Get back to me and lets see how how this pans out.

Sincerely,
Dennis Hicklin
Seattle Washington.

Bretta
10-24-2012, 10:24 AM
I see, I was wondering what the difference between RAF and RAE was.

I thought they'd be worth a little more but no surprises considering they've been chopped up.

kind regards
Bretta

Bretta
10-24-2012, 12:53 PM
Hi Dennis,

As they are not worth too much I think I will keep hold of them with a view to mounting them on my wall at some point.

kind regards
Bretta

D.Hicklin
10-24-2012, 01:34 PM
Thanks for the response, and if perchance in the future should you reconsider, then by all means get back to me.

Be well, and enjoy the forum.

Sincerely,
Dennis Hicklin
Seattle Washington

Bretta
10-24-2012, 02:01 PM
Thanks Dennis

Bob Gardner
10-25-2012, 01:03 PM
Bretta,

If your prop blades have been in the family for over a quarter of a century it is very right and proper that they remain there. In addition, the value will rise in the next five years or so as the centenary of WW1 passes through 2014 to 2019.

Your blades are valuable in the sense that they will soon be a hundred years old and come from close to the dawn of aviation. Their present sawn condition is perfectly valid and not to be regretted. It shows how they were disposed of at squadron level and how someone struggled home with them. It is always possible that it might have been the pilot, whose landing accident wrote off the other two blades, or his mechanic.

You might consider typing out what you have discovered from us about the blades and from Google about the FE2B and attaching the note to the prop or framing it and keeping it with the prop for future reference in fifty or a hundred years time.
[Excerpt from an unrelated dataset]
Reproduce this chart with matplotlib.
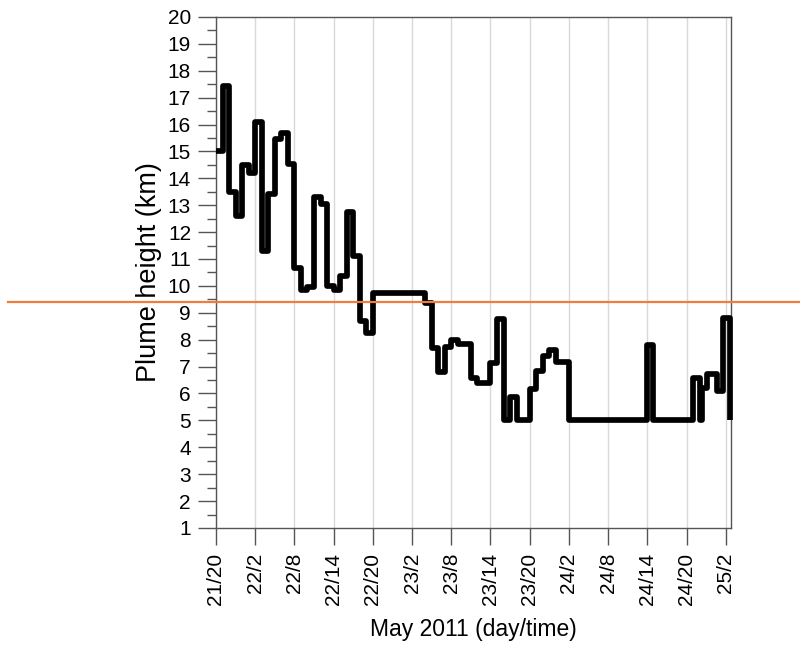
import matplotlib
matplotlib.use("Agg")
import matplotlib.pyplot as plt
import matplotlib.transforms as mtransforms
from matplotlib.lines import Line2D

# hours after 21 May 20:00, and plume height (km) from that time on
hours = [0, 1, 2, 3, 4, 5, 6, 7, 8, 9, 10, 11, 12, 13, 14, 15, 16, 17, 18, 19,
         20, 21, 22, 23, 24, 32, 33, 34, 35, 36, 37, 39, 40, 42, 43, 44, 45, 46,
         48, 49, 50, 51, 52, 54, 65.9, 66.8, 73, 74, 74.4, 75.2, 76.6, 77.6, 78.6]
height = [15.0, 17.45, 13.5, 12.6, 14.5, 14.2, 16.1, 11.3, 13.4, 15.45, 15.7,
          14.55, 10.65, 9.85, 9.95, 13.3, 13.05, 10.0, 9.85, 10.35, 12.75, 11.1,
          8.7, 8.25, 9.72, 9.35, 7.7, 6.8, 7.72, 8.0, 7.85, 6.56, 6.4, 7.12,
          8.77, 5.0, 5.86, 5.0, 6.16, 6.85, 7.4, 7.62, 7.18, 5.0, 7.8, 5.0,
          6.56, 5.0, 6.2, 6.72, 6.1, 8.8, 5.0]

tick_hours = [0, 6, 12, 18, 24, 30, 36, 42, 48, 54, 60, 66, 72, 78]
tick_labels = ["21/20", "22/2", "22/8", "22/14", "22/20", "23/2", "23/8",
               "23/14", "23/20", "24/2", "24/8", "24/14", "24/20", "25/2"]
threshold = 9.4

plt.rcParams['font.family'] = ['Liberation Sans', 'DejaVu Sans']

fig = plt.figure(figsize=(8, 6.51), dpi=100)
ax = fig.add_axes([0.27, 0.189, 0.64375, 0.785])

ax.plot(hours, height, drawstyle='steps-post', color='black', lw=4.1,
        solid_joinstyle='round', solid_capstyle='butt', clip_on=False, zorder=3)

ax.set_xlim(0, 78.8)
ax.set_ylim(1, 20)
ax.set_xticks(tick_hours)
ax.set_xticklabels(tick_labels, rotation=90, fontsize=15)
ax.set_yticks(range(1, 21))
ax.set_yticks([v + 0.5 for v in range(1, 20)], minor=True)
ax.tick_params(axis='y', which='major', length=13, width=1, color='#555555',
               labelsize=15, pad=5)
ax.tick_params(axis='y', which='minor', length=6.5, width=1, color='#555555')
ax.tick_params(axis='x', which='major', length=12, width=1, color='#555555',
               pad=6)
for s in ax.spines.values():
    s.set_color('#555555')
    s.set_linewidth(1)

ax.grid(axis='x', color='#d9d9d9', lw=1)
ax.set_axisbelow(True)

ax.set_ylabel("Plume height (km)", fontsize=19.5, labelpad=4)
ax.set_xlabel("May 2011 (day/time)", fontsize=16.5, labelpad=9)

# orange line runs across the whole figure
trans = mtransforms.blended_transform_factory(fig.transFigure, ax.transData)
fig.add_artist(Line2D([0.01, 1.0], [threshold, threshold], transform=trans,
                      color='#ef7d3c', lw=1.6, zorder=5))

fig.savefig("out.png", dpi=100)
If you clean the blades by wiping them with warm soapy water, then let them dry, then repeat the process carefully until no more dirt comes off, then let them dry for several days and finally polish them with pure beeswax out of a tin, you may well see a considerable improvement. (beeswax out of a Sainsbury's aerosol will contain modern silicone polishes which are too powerful for 100 year old lacquer.) Don't polish the brass.